Improved conservation also means better outcomes for fishermen. According to the report, retention rates were significantly higher in 2011 than 2010 which means fishermen were able to keep more fish and profit from their sale. “I had some big reservations about the catch share program prior to implementation,” said Rex Leach, a fisherman and member of the Oregon Trawl Commission. “However, after the first year, I’m happy to say I was wrong. Now my discards are almost non-existent and I can plan my groundfish landings when it’s convenient to my operation.”

Groundfish trawl fishermen deserve positive recognition for their efforts to make the new system work. Still, a suite of costs associated with the program – along with the fleet’s debt from a 2003 vessel and permit buyback – warrant swift action.  Specifically, fishermen are required to pay an increasing share of the cost of onboard observers, ultimately paying 100% of those costs by 2015. They are also required to pay up to 3 percent of ex-vessel revenues as required under the Magnuson-Stevens Act to pay for the catch share program’s administration and operation.  At the same time, the overhanging buyback debt absorbs 5% of their ex-vessel revenue.
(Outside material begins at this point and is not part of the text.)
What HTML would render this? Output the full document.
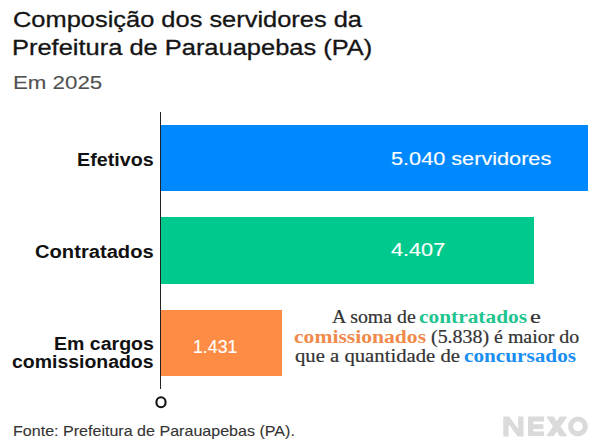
<!DOCTYPE html>
<html><head><meta charset="utf-8">
<style>
html,body{margin:0;padding:0;background:#fff;width:600px;height:447px;overflow:hidden;position:relative}
.t{position:absolute;white-space:nowrap;line-height:1;transform-origin:0 0}
</style></head><body>
<div style="position:absolute;left:159.5px;top:112px;width:1.5px;height:276.5px;background:#222"></div>
<div style="position:absolute;left:161px;top:125.3px;width:427px;height:66.2px;background:#0088ff"></div>
<div style="position:absolute;left:161px;top:217.4px;width:373px;height:66.2px;background:#00c98e"></div>
<div style="position:absolute;left:161px;top:309.5px;width:121px;height:66.2px;background:#ff8c45"></div>
<svg style="position:absolute;left:0;top:0" width="600" height="447"><g fill="#dadada" stroke="#dadada" stroke-width="1.2" stroke-linejoin="round" transform="translate(0.3,0.3)">
<path d="M503.6,435.6 V416.9 H508.6 L518.5,430.6 V416.9 H522.6 V435.6 H517.6 L507.7,421.9 V435.6 Z"/>
<path d="M528.3,416.9 H543.2 V420.6 H532.4 V424.5 H542.6 V428.0 H532.4 V431.9 H543.2 V435.2 H528.3 Z"/>
<polygon points="547.0,416.9 553.0,416.9 556.45,422.0 559.9,416.9 565.9,416.9 559.45,426.1 565.9,435.3 559.9,435.3 556.45,430.2 553.0,435.3 547.0,435.3 553.45,426.1"/>
</g><circle cx="577.95" cy="426.4" r="7.35" fill="none" stroke="#dadada" stroke-width="5.1"/><ellipse cx="161" cy="402.2" rx="4.6" ry="5.0" fill="none" stroke="#111" stroke-width="2.1"/></svg>
<div id="title1" class="t" style="left:12.90px;top:9.5px;font-family:'Liberation Sans',sans-serif;font-size:21.5px;font-weight:400;color:#151515;transform:scaleX(1.1824);-webkit-text-stroke:0.3px currentColor">Composição dos servidores da</div>
<div id="title2" class="t" style="left:12.11px;top:38px;font-family:'Liberation Sans',sans-serif;font-size:21.5px;font-weight:400;color:#151515;transform:scaleX(1.1836);-webkit-text-stroke:0.3px currentColor">Prefeitura de Parauapebas (PA)</div>
<div id="sub" class="t" style="left:12.83px;top:74.2px;font-family:'Liberation Sans',sans-serif;font-size:18.7px;font-weight:400;color:#505050;transform:scaleX(1.1921);-webkit-text-stroke:0.1px currentColor">Em 2025</div>
<div id="l1" class="t" style="left:76.65px;top:151px;font-family:'Liberation Sans',sans-serif;font-size:18px;font-weight:700;color:#111;transform:scaleX(1.0942);">Efetivos</div>
<div id="l2" class="t" style="left:35.07px;top:243px;font-family:'Liberation Sans',sans-serif;font-size:18px;font-weight:700;color:#111;transform:scaleX(1.1198);">Contratados</div>
<div id="l3a" class="t" style="left:53.66px;top:335px;font-family:'Liberation Sans',sans-serif;font-size:18px;font-weight:700;color:#111;transform:scaleX(1.0856);">Em cargos</div>
<div id="l3b" class="t" style="left:12.01px;top:353px;font-family:'Liberation Sans',sans-serif;font-size:18px;font-weight:700;color:#111;transform:scaleX(1.0803);">comissionados</div>
<div id="v1" class="t" style="left:391.07px;top:150.5px;font-family:'Liberation Sans',sans-serif;font-size:17.5px;font-weight:400;color:#fff;transform:scaleX(1.2387);-webkit-text-stroke:0.15px currentColor">5.040 servidores</div>
<div id="v2" class="t" style="left:391.31px;top:241.5px;font-family:'Liberation Sans',sans-serif;font-size:17.5px;font-weight:400;color:#fff;transform:scaleX(1.2382);-webkit-text-stroke:0.15px currentColor">4.407</div>
<div id="v3" class="t" style="left:193.00px;top:338.5px;font-family:'Liberation Sans',sans-serif;font-size:17.5px;font-weight:400;color:#fff;transform:scaleX(1.0135);-webkit-text-stroke:0.15px currentColor">1.431</div>
<div id="fonte" class="t" style="left:12.94px;top:424px;font-family:'Liberation Sans',sans-serif;font-size:14.5px;font-weight:400;color:#333;transform:scaleX(1.1079);-webkit-text-stroke:0.1px currentColor">Fonte: Prefeitura de Parauapebas (PA).</div>
<div id="a1a" class="t" style="left:331.68px;top:307.7px;font-family:'Liberation Serif',serif;font-size:18px;font-weight:400;color:#333;transform:scaleX(1.1017);-webkit-text-stroke:0.2px currentColor">A soma de</div>
<div id="a1b" class="t" style="left:418.62px;top:307.7px;font-family:'Liberation Serif',serif;font-size:18px;font-weight:700;color:#1fc48f;transform:scaleX(1.1876);">contratados</div>
<div id="a1c" class="t" style="left:530.33px;top:307.7px;font-family:'Liberation Serif',serif;font-size:18px;font-weight:400;color:#333;transform:scaleX(1.3515);-webkit-text-stroke:0.2px currentColor">e</div>
<div id="a2a" class="t" style="left:294.21px;top:327.5px;font-family:'Liberation Serif',serif;font-size:18px;font-weight:700;color:#f08a4b;transform:scaleX(1.2003);">comissionados</div>
<div id="a2b" class="t" style="left:431.15px;top:327.5px;font-family:'Liberation Serif',serif;font-size:18px;font-weight:400;color:#333;transform:scaleX(1.1065);-webkit-text-stroke:0.2px currentColor">(5.838) é maior do</div>
<div id="a3a" class="t" style="left:295.46px;top:347.3px;font-family:'Liberation Serif',serif;font-size:18px;font-weight:400;color:#333;transform:scaleX(1.1497);-webkit-text-stroke:0.2px currentColor">que a quantidade de</div>
<div id="a3b" class="t" style="left:464.22px;top:347.3px;font-family:'Liberation Serif',serif;font-size:18px;font-weight:700;color:#1b8ef2;transform:scaleX(1.1791);">concursados</div>
</body></html>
Together, these costs amount to between 10 and 20% of a fisherman’s gross income – a burden that could undermine all of the investment and benefits from this new program.

EDF has been working with fishermen, with Council staff and with leaders at NOAA Fisheries to find solutions that will reduce costs for the trawl fleet while maintaining critical program components like 100% accountability.  Finding those solutions will be essential to achieving the long-sought stability and profitability of the fleet, and for helping fishermen and processors continue to provide healthy, delicious, sustainable seafood.